═════ Information provided
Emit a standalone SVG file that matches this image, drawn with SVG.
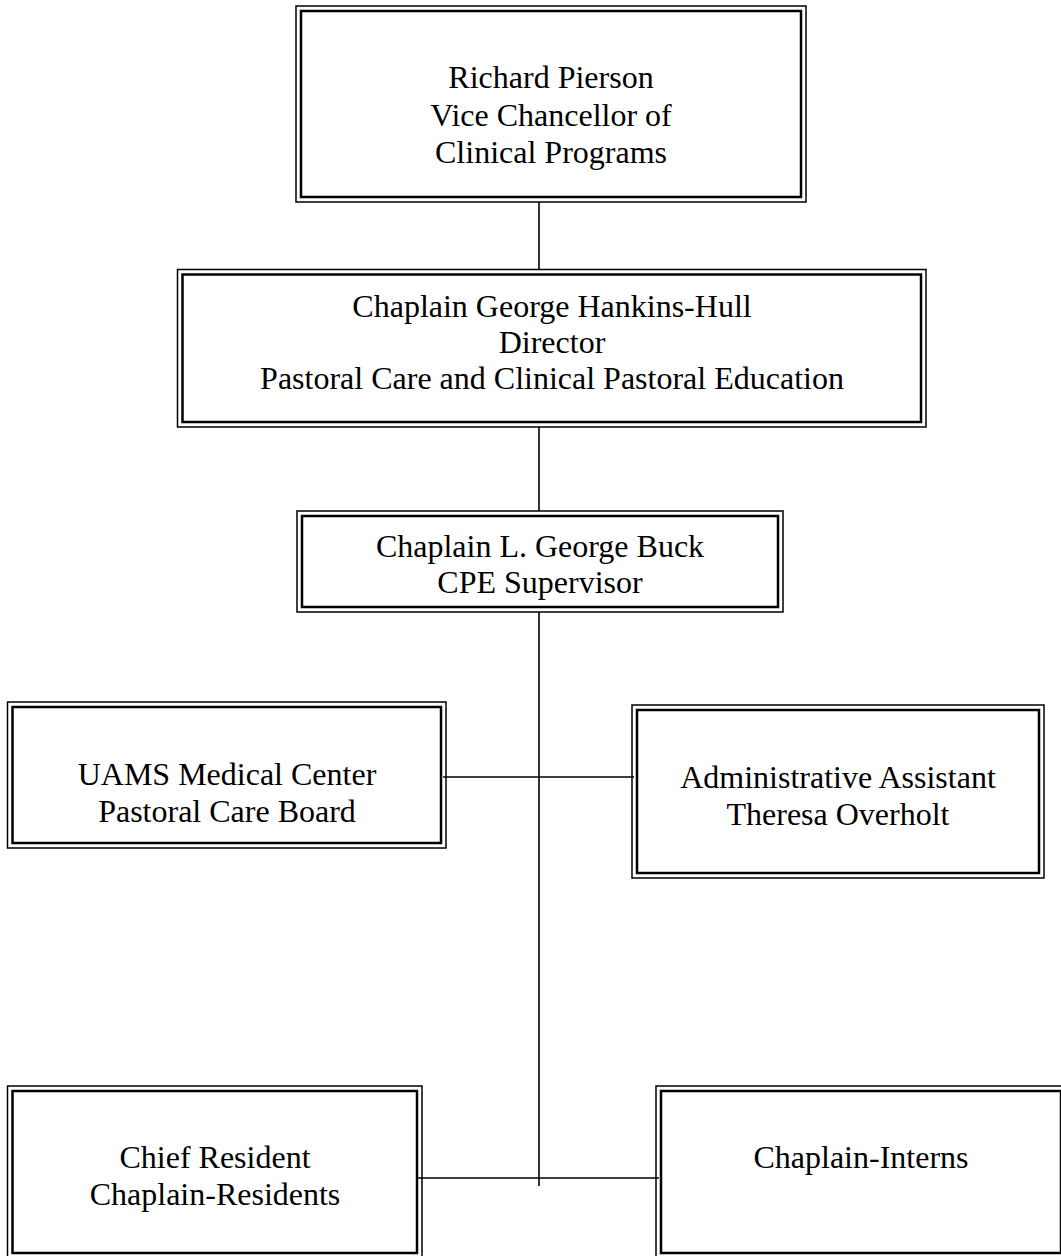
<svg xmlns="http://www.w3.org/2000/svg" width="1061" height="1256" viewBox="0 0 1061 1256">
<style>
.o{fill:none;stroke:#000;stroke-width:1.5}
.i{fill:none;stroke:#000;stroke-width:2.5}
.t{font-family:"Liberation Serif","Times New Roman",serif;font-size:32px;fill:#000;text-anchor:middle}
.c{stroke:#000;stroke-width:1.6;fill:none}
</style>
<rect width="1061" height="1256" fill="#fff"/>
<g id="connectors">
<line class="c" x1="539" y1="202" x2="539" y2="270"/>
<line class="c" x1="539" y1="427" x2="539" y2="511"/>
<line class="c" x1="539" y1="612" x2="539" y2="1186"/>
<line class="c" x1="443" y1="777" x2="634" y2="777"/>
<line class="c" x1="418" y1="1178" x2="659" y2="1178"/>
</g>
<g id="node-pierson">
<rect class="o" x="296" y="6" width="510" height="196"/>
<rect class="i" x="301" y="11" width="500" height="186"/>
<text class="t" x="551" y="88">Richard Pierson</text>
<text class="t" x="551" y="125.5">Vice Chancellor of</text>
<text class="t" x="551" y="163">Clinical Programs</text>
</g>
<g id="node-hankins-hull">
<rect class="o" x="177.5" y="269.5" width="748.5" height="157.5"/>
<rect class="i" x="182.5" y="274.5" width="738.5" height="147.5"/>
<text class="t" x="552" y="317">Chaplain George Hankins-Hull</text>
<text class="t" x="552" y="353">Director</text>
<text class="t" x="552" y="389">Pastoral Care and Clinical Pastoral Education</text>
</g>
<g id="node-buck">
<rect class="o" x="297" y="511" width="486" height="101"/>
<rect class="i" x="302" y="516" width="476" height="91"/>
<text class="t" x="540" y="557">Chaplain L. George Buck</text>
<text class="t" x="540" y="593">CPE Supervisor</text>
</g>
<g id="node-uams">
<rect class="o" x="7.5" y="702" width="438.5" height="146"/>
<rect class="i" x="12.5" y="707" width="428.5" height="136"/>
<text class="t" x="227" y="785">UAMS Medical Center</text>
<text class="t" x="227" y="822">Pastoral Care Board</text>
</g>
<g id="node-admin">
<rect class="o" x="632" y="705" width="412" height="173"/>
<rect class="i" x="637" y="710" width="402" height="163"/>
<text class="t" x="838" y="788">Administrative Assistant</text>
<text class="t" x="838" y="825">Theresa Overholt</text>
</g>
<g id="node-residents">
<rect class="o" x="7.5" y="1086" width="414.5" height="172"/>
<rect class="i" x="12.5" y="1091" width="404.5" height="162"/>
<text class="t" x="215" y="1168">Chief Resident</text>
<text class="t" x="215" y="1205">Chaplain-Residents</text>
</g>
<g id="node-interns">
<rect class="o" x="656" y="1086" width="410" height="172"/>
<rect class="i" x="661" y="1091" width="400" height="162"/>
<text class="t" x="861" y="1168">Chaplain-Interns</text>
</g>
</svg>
══════════
> [Task]: Reproduce the full material exactly, excluding the pictures.

> [Answer to this task]:
Emit a standalone SVG file that matches this image, drawn with SVG.
<svg xmlns="http://www.w3.org/2000/svg" width="1061" height="1256" viewBox="0 0 1061 1256">
<style>
.o{fill:none;stroke:#000;stroke-width:1.5}
.i{fill:none;stroke:#000;stroke-width:2.5}
.t{font-family:"Liberation Serif","Times New Roman",serif;font-size:32px;fill:#000;text-anchor:middle}
.c{stroke:#000;stroke-width:1.6;fill:none}
</style>
<rect width="1061" height="1256" fill="#fff"/>
<g id="connectors">
<line class="c" x1="539" y1="202" x2="539" y2="270"/>
<line class="c" x1="539" y1="427" x2="539" y2="511"/>
<line class="c" x1="539" y1="612" x2="539" y2="1186"/>
<line class="c" x1="443" y1="777" x2="634" y2="777"/>
<line class="c" x1="418" y1="1178" x2="659" y2="1178"/>
</g>
<g id="node-pierson">
<rect class="o" x="296" y="6" width="510" height="196"/>
<rect class="i" x="301" y="11" width="500" height="186"/>
<text class="t" x="551" y="88">Richard Pierson</text>
<text class="t" x="551" y="125.5">Vice Chancellor of</text>
<text class="t" x="551" y="163">Clinical Programs</text>
</g>
<g id="node-hankins-hull">
<rect class="o" x="177.5" y="269.5" width="748.5" height="157.5"/>
<rect class="i" x="182.5" y="274.5" width="738.5" height="147.5"/>
<text class="t" x="552" y="317">Chaplain George Hankins-Hull</text>
<text class="t" x="552" y="353">Director</text>
<text class="t" x="552" y="389">Pastoral Care and Clinical Pastoral Education</text>
</g>
<g id="node-buck">
<rect class="o" x="297" y="511" width="486" height="101"/>
<rect class="i" x="302" y="516" width="476" height="91"/>
<text class="t" x="540" y="557">Chaplain L. George Buck</text>
<text class="t" x="540" y="593">CPE Supervisor</text>
</g>
<g id="node-uams">
<rect class="o" x="7.5" y="702" width="438.5" height="146"/>
<rect class="i" x="12.5" y="707" width="428.5" height="136"/>
<text class="t" x="227" y="785">UAMS Medical Center</text>
<text class="t" x="227" y="822">Pastoral Care Board</text>
</g>
<g id="node-admin">
<rect class="o" x="632" y="705" width="412" height="173"/>
<rect class="i" x="637" y="710" width="402" height="163"/>
<text class="t" x="838" y="788">Administrative Assistant</text>
<text class="t" x="838" y="825">Theresa Overholt</text>
</g>
<g id="node-residents">
<rect class="o" x="7.5" y="1086" width="414.5" height="172"/>
<rect class="i" x="12.5" y="1091" width="404.5" height="162"/>
<text class="t" x="215" y="1168">Chief Resident</text>
<text class="t" x="215" y="1205">Chaplain-Residents</text>
</g>
<g id="node-interns">
<rect class="o" x="656" y="1086" width="410" height="172"/>
<rect class="i" x="661" y="1091" width="400" height="162"/>
<text class="t" x="861" y="1168">Chaplain-Interns</text>
</g>
</svg>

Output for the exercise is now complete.